Geothermal use cases and business models are likely to increase as entrepreneurs identify new applications resulting from enabling technologies and policies. In the future, as developers seek ways to create additional revenues and cut costs, geothermal wells could be used for green hydrogen production or to support CCUS. In theory, green hydrogen can be made more efficiently with geothermal energy than with wind or solar power because the pressure inside a well enables more hydrogen to be produced with the same amount of energy. US start-up GreenFire Energy is currently trialing technology that would enable this possibility. Similarly, Chevron and Indonesia’s Pertamina are exploring combining geothermal and carbon sequestration wells with the aim of reducing drilling expenses and creating new potential sources of revenue.

A New Landscape

The emerging possibilities in low-enthalpy geothermal enabled by technological advances and a multi-service business model will open the door to new players and reward incumbents that are able to adapt to a changing environment. In the future, we expect a range of players to participate in the sector, including:

• Oil and gas companies looking for ways to maximize their use of depleted hydrocarbon fields.
• Investors and start-ups acquiring legacy oil and gas fields or areas of geothermal potential so they can exploit them, using new development approaches.
• Technology players creating fresh solutions, such as deeper drilling methods, that drive sector growth.
• Geothermal incumbents using a multi-service approach to make low-enthalpy wells more commercially viable and expand their portfolios.
• Power utilities diversifying their fleet of generators to include geothermal wells.
• Governments using regulatory incentives and streamlined permitting to kick-start or support geothermal investments.
• Developers and operators of hybrid dispatchable energy systems (which combine geothermal with other renewables sources), direct air capture facilities (which use geothermal to lower capture costs), and residential and commercial heating, ventilation, and air conditioning solutions (which use geothermal for heating and to lower the greenhouse gas footprint of buildings).

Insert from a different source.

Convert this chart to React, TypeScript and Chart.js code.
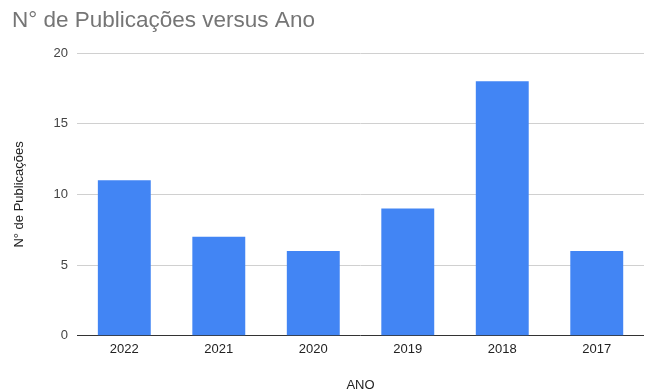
import React, { useEffect, useRef } from "react";
import { Chart, registerables } from "chart.js";

Chart.register(...registerables);

const categories = ["2022", "2021", "2020", "2019", "2018", "2017"];
const publicacoes = [11, 7, 6, 9, 18, 6];
const titleText = "N° de Publicações versus Ano";
const yTitle = "N° de Publicações";
const xTitle = "ANO";

export default function App() {
  const ref = useRef<HTMLCanvasElement>(null);
  useEffect(() => {
    document.body.style.margin = "0";
    const font = "Arial, 'Liberation Sans', sans-serif";
    const chart = new Chart(ref.current!, {
      type: "bar",
      data: {
        labels: categories,
        datasets: [
          {
            label: yTitle,
            data: publicacoes,
            backgroundColor: "#4285F4",
            barPercentage: 0.56,
            categoryPercentage: 1,
          },
        ],
      },
      options: {
        animation: false,
        responsive: false,
        maintainAspectRatio: false,
        layout: { padding: { left: 12, right: 7, top: 4, bottom: -4 } },
        plugins: {
          legend: { display: false },
          tooltip: { enabled: false },
          title: {
            display: true,
            text: titleText,
            align: "start",
            color: "#757575",
            font: { family: font, size: 22.5, weight: "normal" },
            padding: { top: 3, bottom: 19 },
          },
        },
        scales: {
          x: {
            grid: { display: false, drawTicks: false },
            border: { display: false },
            ticks: { color: "#222", font: { family: font, size: 13 }, padding: 6 },
            title: {
              display: true,
              text: xTitle,
              color: "#222",
              font: { family: font, size: 13 },
              padding: { top: 14, bottom: 0 },
            },
          },
          y: {
            min: 0,
            max: 20,
            ticks: { stepSize: 5, color: "#444", font: { family: font, size: 13 }, padding: 9 },
            grid: {
              drawTicks: false,
              color: (ctx: any) => (ctx.tick && ctx.tick.value === 0 ? "#333" : "#d0d0d0"),
              lineWidth: 1,
            },
            border: { display: false },
            title: {
              display: true,
              text: yTitle,
              color: "#222",
              font: { family: font, size: 13 },
              padding: { top: 0, bottom: 17 },
            },
          },
        },
      },
    });
    return () => chart.destroy();
  }, []);
  return <canvas ref={ref} width={651} height={389} style={{ display: "block" }} />;
}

In this landscape, players that form alliances with others, ensuring they have a range of capabilities and can act quickly when bidding for projects, may be well placed to gain a competitive advantage. For example, oil and gas companies could partner with geothermal developers. In return for sharing their drilling know-how, the oil and gas players would have access to the developers’ power market expertise. Utilities and technology companies could also be included in alliances because of their role as major off-takers or key technology suppliers.

Geothermal has huge potential. With greater investment, technological advances, and more supportive policies, it promises to be an affordable source of energy. It is also sustainable and provides a secure and reliable energy supply. Consequently, geothermal could play a significant role in tackling the global energy trilemma.

However, tapping geothermal’s potential is not necessarily straightforward or easy for companies—especially when their plans involve leading-edge technologies or multiple services. Companies should start by assessing their current capabilities, deciding what new geothermal services they can offer, and understanding the drivers required to unlock these revenue streams.

Once they have done that, they will need to acquire or put in place key enablers to achieve their goals. These are likely to include an appropriate operating model and capabilities that support their intended business model, an effective ecosystem of players that complements that business model along the value chain, access to financing and the right technologies, as well as supportive regulations and permitting processes.

With these enablers in place, players—and governments—will be well positioned to capture the significant benefits offered by geothermal.